4. PRACTICE HOSPITALITY
Making your home a space where your kids’ friends feel welcome matters. I’m so thankful for people who practice a lifestyle of hospitality. For some of us, it doesn’t come naturally. And that’s okay. Maybe that’s why it’s called practicing hospitality.
Sometimes we want to bow out of hosting our kids’ friends because we don’t have enough beds or we don’t know how to cook for that many people. We’ll say no because we don’t know all the teens’ parents or we’re worried they’ll be bored at our house. But here’s what I’ve learned: like all of us, teens just want to be where they are welcomed and wanted.
So instead of worrying over what we don’t have, let’s consider how we might use the resources we do have to bless our kids’ friends.
Though providing space for your teen to invest in developing meaningful friendships isn’t always convenient, God uses the time they spend inside your home to do more than you realize. Over time, you may see casual friends become close friends and close friends become like family. Before you realize, you might even become a trusted voice in the life of another teen who needed a caring adult to speak encouragement into their hearts.

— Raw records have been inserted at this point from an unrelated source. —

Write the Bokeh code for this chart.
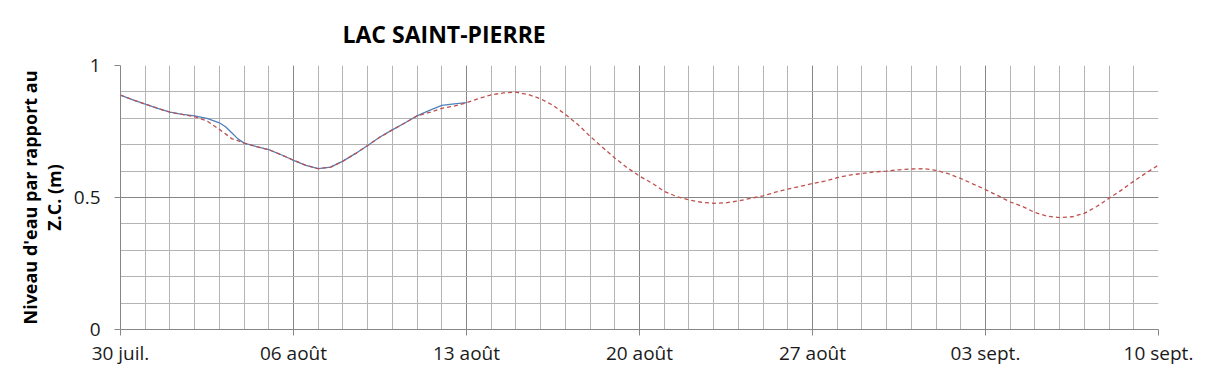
from bokeh.plotting import figure
from bokeh.models import FixedTicker, Range1d
from bokeh.embed import file_html
from bokeh.resources import INLINE

# ---- data (days since 30 juil.) ----
title_text = "LAC SAINT-PIERRE"
tick_days = [0, 7, 14, 21, 28, 35, 42]
tick_labels = ["30 juil.", "06 août", "13 août", "20 août", "27 août", "03 sept.", "10 sept."]

obs_days = [0, 0.5, 1, 1.5, 2, 2.5, 3, 3.5, 4, 4.25, 4.5, 4.75, 5, 5.5, 6, 6.5, 7, 7.5,
            8, 8.5, 9, 9.5, 10, 10.5, 11, 11.5, 12, 12.5, 13, 13.5, 14]
obs_level = [0.888, 0.870, 0.854, 0.838, 0.823, 0.815, 0.809, 0.800, 0.783, 0.768,
             0.745, 0.722, 0.706, 0.693, 0.681, 0.662, 0.641, 0.622, 0.609, 0.615,
             0.638, 0.666, 0.697, 0.729, 0.756, 0.782, 0.809, 0.830, 0.849, 0.855, 0.859]

fc_days = [0, 0.5, 1, 1.5, 2, 2.5, 3, 3.5, 4, 4.25, 4.5, 4.75, 5, 5.5, 6, 6.5, 7, 7.5,
           8, 8.5, 9, 9.5, 10, 10.5, 11, 11.5, 12, 12.5, 13, 13.5, 14, 14.5, 15, 15.5,
           16, 16.5, 17, 17.5, 18, 18.5, 19, 19.5, 20, 20.5, 21, 21.5, 22, 22.5, 23,
           23.5, 24, 24.5, 25, 25.5, 26, 26.5, 27, 27.5, 28, 28.5, 29, 29.5, 30, 30.5,
           31, 31.5, 32, 32.5, 33, 33.5, 34, 34.5, 35, 35.5, 36, 36.5, 37, 37.5, 38,
           38.5, 39, 39.5, 40, 40.5, 41, 41.5, 42]
fc_level = [0.888, 0.870, 0.854, 0.838, 0.823, 0.815, 0.806, 0.790, 0.758, 0.741,
            0.723, 0.715, 0.706, 0.693, 0.681, 0.662, 0.641, 0.622, 0.609, 0.615,
            0.638, 0.666, 0.697, 0.729, 0.756, 0.782, 0.809, 0.822, 0.838, 0.846,
            0.859, 0.875, 0.889, 0.896, 0.899, 0.890, 0.874, 0.849, 0.815, 0.777,
            0.732, 0.690, 0.650, 0.613, 0.581, 0.555, 0.523, 0.504, 0.491, 0.482,
            0.478, 0.480, 0.487, 0.497, 0.506, 0.520, 0.532, 0.542, 0.553, 0.562,
            0.575, 0.585, 0.591, 0.597, 0.600, 0.605, 0.608, 0.609, 0.603, 0.590,
            0.572, 0.551, 0.530, 0.507, 0.483, 0.466, 0.443, 0.429, 0.424, 0.427,
            0.440, 0.466, 0.497, 0.528, 0.562, 0.593, 0.623]

y_major = [0, 0.5, 1]
y_minor = [0, 0.1, 0.2, 0.3, 0.4, 0.5, 0.6, 0.7, 0.8, 0.9, 1.0]
x_minor = list(range(0, 43))

FONT = "Open Sans"

p = figure(width=1193, height=374, output_backend="svg", toolbar_location=None,
           x_range=Range1d(0, 42), y_range=Range1d(0, 1),
           min_border_left=120, min_border_right=35, min_border_top=63, min_border_bottom=45,
           title=title_text)
p.outline_line_color = None
p.background_fill_color = "white"

p.title.align = "left"
p.title.offset = 222
p.title.text_font = FONT
p.title.text_font_style = "bold"
p.title.text_font_size = "23px"
p.title.text_color = "black"
p.title.standoff = 31

xt = FixedTicker(ticks=tick_days, minor_ticks=x_minor)
yt = FixedTicker(ticks=y_major, minor_ticks=y_minor)
p.xaxis.ticker = xt
p.yaxis.ticker = yt
p.xaxis.major_label_overrides = {d: l for d, l in zip(tick_days, tick_labels)}
p.yaxis.major_label_overrides = {0: "0", 0.5: "0.5", 1: "1"}

for ax in (p.xaxis, p.yaxis):
    ax.axis_line_color = "#868686"
    ax.major_tick_line_color = "#868686"
    ax.major_tick_out = 6
    ax.major_tick_in = 0
    ax.minor_tick_out = 0
    ax.minor_tick_in = 0
    ax.major_label_text_font = FONT
    ax.major_label_text_font_size = "19px"
    ax.major_label_text_color = "#1a1a1a"

p.xaxis.major_label_standoff = 4
p.yaxis.major_label_standoff = 14

p.yaxis.axis_label = "Niveau d'eau par rapport au\nZ.C. (m)"
p.yaxis.axis_label_text_font = FONT
p.yaxis.axis_label_text_font_style = "bold"
p.yaxis.axis_label_text_font_size = "18px"
p.yaxis.axis_label_text_color = "black"
p.yaxis.axis_label_text_line_height = 1.0
p.yaxis.axis_label_standoff = 5

for g in (p.xgrid, p.ygrid):
    g.grid_line_color = "#868686"
    g.grid_line_width = 1
    g.minor_grid_line_color = "#b4b4b4"
    g.minor_grid_line_width = 1
p.xgrid.ticker = xt
p.ygrid.ticker = yt

p.line(obs_days, obs_level, line_color="#4f81bd", line_width=1.3)
p.line(fc_days, fc_level, line_color="#c0504d", line_width=1.3, line_dash="4 3")

open("out.html", "w").write(file_html(p, INLINE))
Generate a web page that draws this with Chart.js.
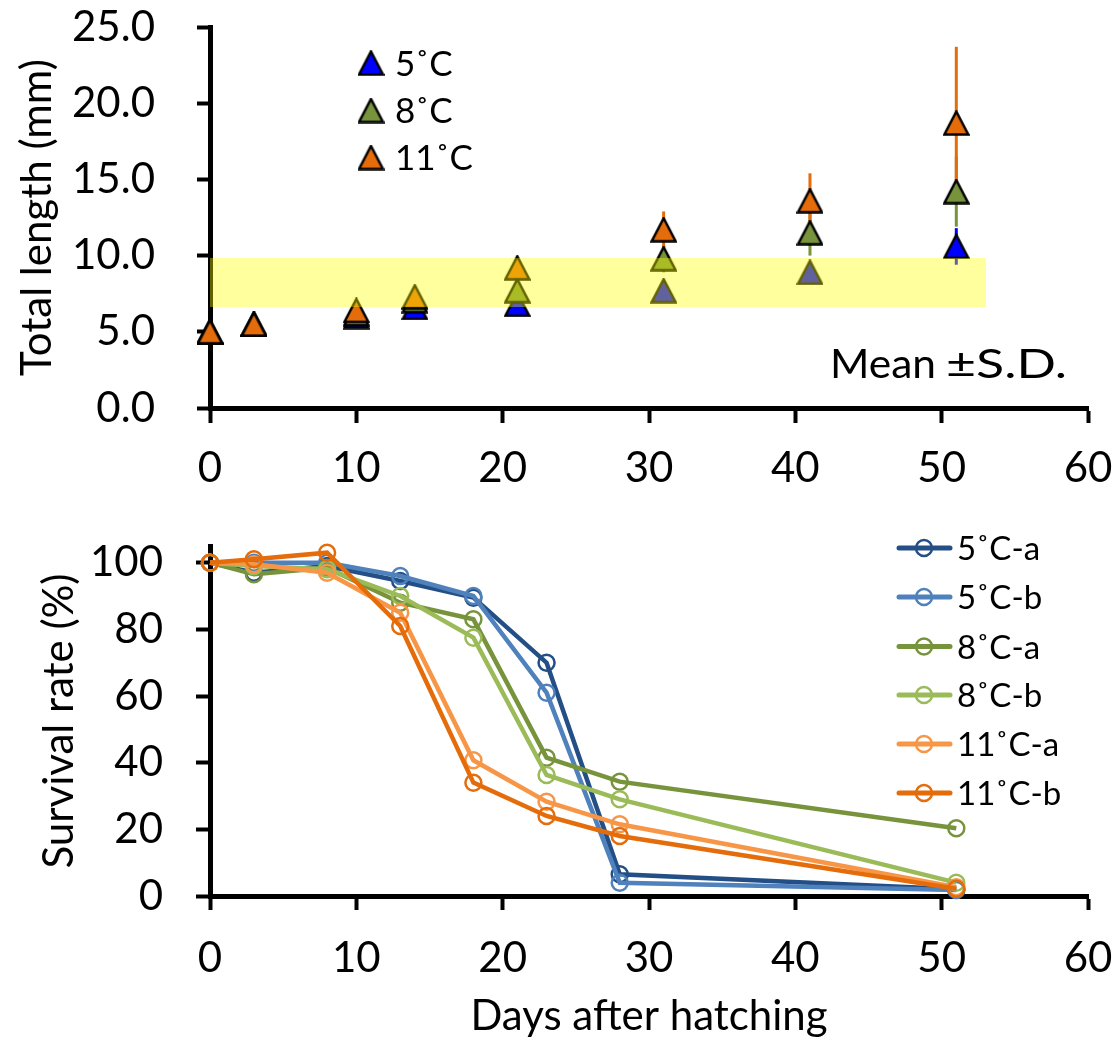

5. ENCOURAGE THEM THAT IT WILL GET BETTER
Making new friends is hard. Though most of us would prefer to dive directly into a well-established relationship, lasting friendships aren’t made that way. But instead of running for the exits or accepting superficial substitutes for the real thing, we can encourage our teens to lean into the awkward parts of making new friends. We can support them by keeping our conversations open, by practicing hospitality, and by modeling what it looks like to be a good friend.
And while we’re waiting for our teens to find their people, we can stand with them in loneliness. We can help them bear the hurt, saying:
“I’m here. When you’re rejected, you’re wanted here. And when you’re feeling lonely, you can find connection here. When you don’t know who you are, we will remind you, here.”
And then, we’ll love them through the lonely, pointing them toward their Father in Heaven who does the same.